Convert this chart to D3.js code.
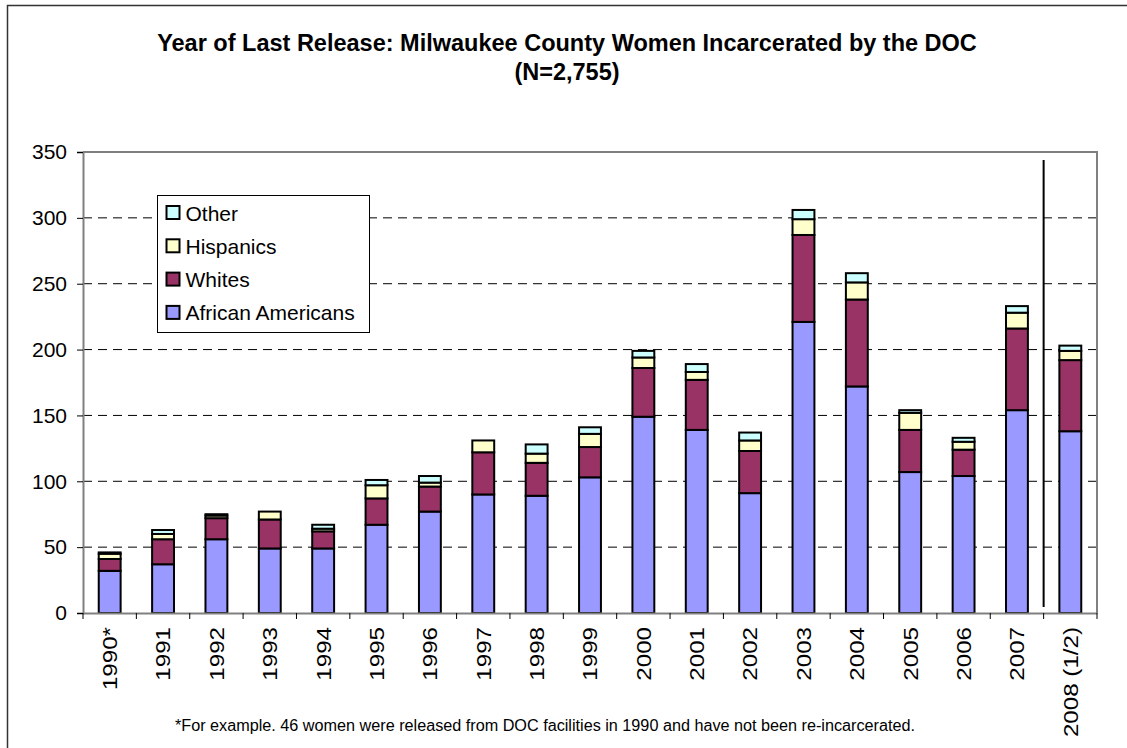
<!DOCTYPE html>
<html>
<head>
<meta charset="utf-8">
<script src="https://cdn.jsdelivr.net/npm/d3@7"></script>
<style>
  html, body { margin: 0; padding: 0; background: #fff; }
  svg { display: block; font-family: "Liberation Sans", Arial, sans-serif; }
</style>
</head>
<body>
<svg id="chart" width="1127" height="748"></svg>
<script>
// ---- data ----
const years = ["1990*","1991","1992","1993","1994","1995","1996","1997","1998","1999",
               "2000","2001","2002","2003","2004","2005","2006","2007","2008 (1/2)"];
const africanAmericans = [32,37,56,49,49,67,77,90,89,103,149,139,91,221,172,107,104,154,138];
const whites           = [9,19,16,22,13,20,19,32,25,23,37,38,32,66,66,32,20,62,54];
const hispanics        = [4,4,2,6,2,10,3,9,7,10,8,6,8,12,13,13,6,12,7];
const other            = [1,3,1,0,3,4,5,0,7,5,5,6,6,7,7,2,3,5,4];
const seriesNames = ["African Americans","Whites","Hispanics","Other"];
const seriesColors = ["#9999FF","#993366","#FFFFCC","#CCFFFF"];
const yTicks = [0,50,100,150,200,250,300,350];
const titleLines = ["Year of Last Release: Milwaukee County Women Incarcerated by the DOC","(N=2,755)"];
const footnote = "*For example. 46 women were released from DOC facilities in 1990 and have not been re-incarcerated.";
const dividerBefore = "2008 (1/2)";

// ---- layout ----
const W = 1127, H = 748;
const plot = {left: 83, right: 1097, top: 152, bottom: 613};
const svg = d3.select("#chart");
svg.append("rect").attr("width", W).attr("height", H).attr("fill", "#fff");

// outer frame
svg.append("rect").attr("x", 7.5).attr("y", 5.5).attr("width", W + 10).attr("height", H + 10)
  .attr("fill", "none").attr("stroke", "#333").attr("stroke-width", 1.5);

const x = d3.scaleBand().domain(years).range([plot.left, plot.right]).padding(0);
const y = d3.scaleLinear().domain([0, 350]).range([plot.bottom, plot.top]);
const barW = x.bandwidth() * 0.41;

// gridlines
svg.append("g").selectAll("line").data(yTicks.filter(t => t > 0 && t < 350)).join("line")
  .attr("x1", plot.left).attr("x2", plot.right)
  .attr("y1", d => y(d)).attr("y2", d => y(d))
  .attr("stroke", "#000").attr("stroke-width", 1).attr("stroke-dasharray", "9,6");

// plot border (top & right)
svg.append("path")
  .attr("d", `M${plot.left},${y(350)}H${plot.right}V${plot.bottom}`)
  .attr("fill", "none").attr("stroke", "#808080").attr("stroke-width", 2);

// stacked bars
const table = years.map((yr, i) => ({
  year: yr,
  "African Americans": africanAmericans[i],
  "Whites": whites[i],
  "Hispanics": hispanics[i],
  "Other": other[i]
}));
const stacked = d3.stack().keys(seriesNames)(table);
const gBars = svg.append("g");
stacked.forEach((layer, li) => {
  gBars.append("g").selectAll("rect").data(layer.filter(d => d[1] - d[0] > 0)).join("rect")
    .attr("x", d => x(d.data.year) + (x.bandwidth() - barW) / 2)
    .attr("width", barW)
    .attr("y", d => y(d[1]))
    .attr("height", d => y(d[0]) - y(d[1]))
    .attr("fill", seriesColors[li])
    .attr("stroke", "#000").attr("stroke-width", 2);
});

// axes
const yAxis = d3.axisLeft(y).tickValues(yTicks).tickSize(6).tickPadding(10).tickFormat(d3.format("d"));
const gy = svg.append("g").attr("transform", `translate(${plot.left},0)`).call(yAxis);
gy.select(".domain").attr("stroke", "#808080").attr("stroke-width", 2);
gy.selectAll(".tick line").attr("stroke", "#000");
gy.selectAll("text").attr("font-size", 21).attr("fill", "#000")
  .attr("font-family", "'Liberation Sans', Arial, sans-serif");

const gx = svg.append("g").attr("transform", `translate(0,${plot.bottom})`)
  .call(d3.axisBottom(x).tickSize(0).tickFormat(""));
gx.select(".domain").attr("stroke", "#808080").attr("stroke-width", 2);
// category boundary ticks
const bounds = years.map(yr => x(yr)).concat([x(years[years.length - 1]) + x.bandwidth()]);
svg.append("g").selectAll("line").data(bounds).join("line")
  .attr("x1", d => d).attr("x2", d => d)
  .attr("y1", plot.bottom).attr("y2", plot.bottom + 6)
  .attr("stroke", "#000").attr("stroke-width", 1);
// rotated labels (slightly stretched along the reading direction, as in the original)
const xl = svg.append("g").selectAll("text").data(years).join("text")
  .attr("transform", d => `translate(${x(d) + x.bandwidth() / 2},${plot.bottom + 14}) rotate(-90)`)
  .attr("text-anchor", "end").attr("dy", "0.35em")
  .attr("font-size", 21).attr("fill", "#000")
  .text(d => d);
xl.each(function() {
  const len = this.getComputedTextLength();
  d3.select(this).attr("textLength", len * 1.15).attr("lengthAdjust", "spacingAndGlyphs");
});

// divider line before partial year
const dx = x(dividerBefore);
svg.append("line").attr("x1", dx).attr("x2", dx)
  .attr("y1", y(344)).attr("y2", y(4.5))
  .attr("stroke", "#000").attr("stroke-width", 2);

// title
svg.append("g").selectAll("text").data(titleLines).join("text")
  .attr("x", 567).attr("y", (d, i) => 51 + i * 29)
  .attr("text-anchor", "middle").attr("font-weight", "bold").attr("font-size", 23.5)
  .attr("fill", "#000").text(d => d);

// legend
const lg = svg.append("g").attr("transform", "translate(157.5,195.5)");
lg.append("rect").attr("width", 212).attr("height", 137).attr("fill", "#fff")
  .attr("stroke", "#000").attr("stroke-width", 1);
const legendOrder = seriesNames.map((n, i) => ({name: n, color: seriesColors[i]})).reverse();
const li = lg.selectAll("g").data(legendOrder).join("g")
  .attr("transform", (d, i) => `translate(0,${17.5 + i * 33.3})`);
li.append("rect").attr("x", 9).attr("y", -7).attr("width", 13).attr("height", 13)
  .attr("fill", d => d.color).attr("stroke", "#000").attr("stroke-width", 2);
li.append("text").attr("x", 28).attr("dy", "0.36em").attr("font-size", 21).attr("fill", "#000")
  .text(d => d.name);

// footnote
svg.append("text").attr("x", 175).attr("y", 731).attr("font-size", 16).attr("fill", "#000")
  .attr("textLength", 740).attr("lengthAdjust", "spacingAndGlyphs")
  .text(footnote);
</script>
</body>
</html>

::::::

__Your instructions__
Emit the lines of the material exactly, from its first line to the line containing "const barW = x.bandwidth() * 0.41;", inclusive; leave every picture out.

__Result__
Convert this chart to D3.js code.
<!DOCTYPE html>
<html>
<head>
<meta charset="utf-8">
<script src="https://cdn.jsdelivr.net/npm/d3@7"></script>
<style>
  html, body { margin: 0; padding: 0; background: #fff; }
  svg { display: block; font-family: "Liberation Sans", Arial, sans-serif; }
</style>
</head>
<body>
<svg id="chart" width="1127" height="748"></svg>
<script>
// ---- data ----
const years = ["1990*","1991","1992","1993","1994","1995","1996","1997","1998","1999",
               "2000","2001","2002","2003","2004","2005","2006","2007","2008 (1/2)"];
const africanAmericans = [32,37,56,49,49,67,77,90,89,103,149,139,91,221,172,107,104,154,138];
const whites           = [9,19,16,22,13,20,19,32,25,23,37,38,32,66,66,32,20,62,54];
const hispanics        = [4,4,2,6,2,10,3,9,7,10,8,6,8,12,13,13,6,12,7];
const other            = [1,3,1,0,3,4,5,0,7,5,5,6,6,7,7,2,3,5,4];
const seriesNames = ["African Americans","Whites","Hispanics","Other"];
const seriesColors = ["#9999FF","#993366","#FFFFCC","#CCFFFF"];
const yTicks = [0,50,100,150,200,250,300,350];
const titleLines = ["Year of Last Release: Milwaukee County Women Incarcerated by the DOC","(N=2,755)"];
const footnote = "*For example. 46 women were released from DOC facilities in 1990 and have not been re-incarcerated.";
const dividerBefore = "2008 (1/2)";

// ---- layout ----
const W = 1127, H = 748;
const plot = {left: 83, right: 1097, top: 152, bottom: 613};
const svg = d3.select("#chart");
svg.append("rect").attr("width", W).attr("height", H).attr("fill", "#fff");

// outer frame
svg.append("rect").attr("x", 7.5).attr("y", 5.5).attr("width", W + 10).attr("height", H + 10)
  .attr("fill", "none").attr("stroke", "#333").attr("stroke-width", 1.5);

const x = d3.scaleBand().domain(years).range([plot.left, plot.right]).padding(0);
const y = d3.scaleLinear().domain([0, 350]).range([plot.bottom, plot.top]);
const barW = x.bandwidth() * 0.41;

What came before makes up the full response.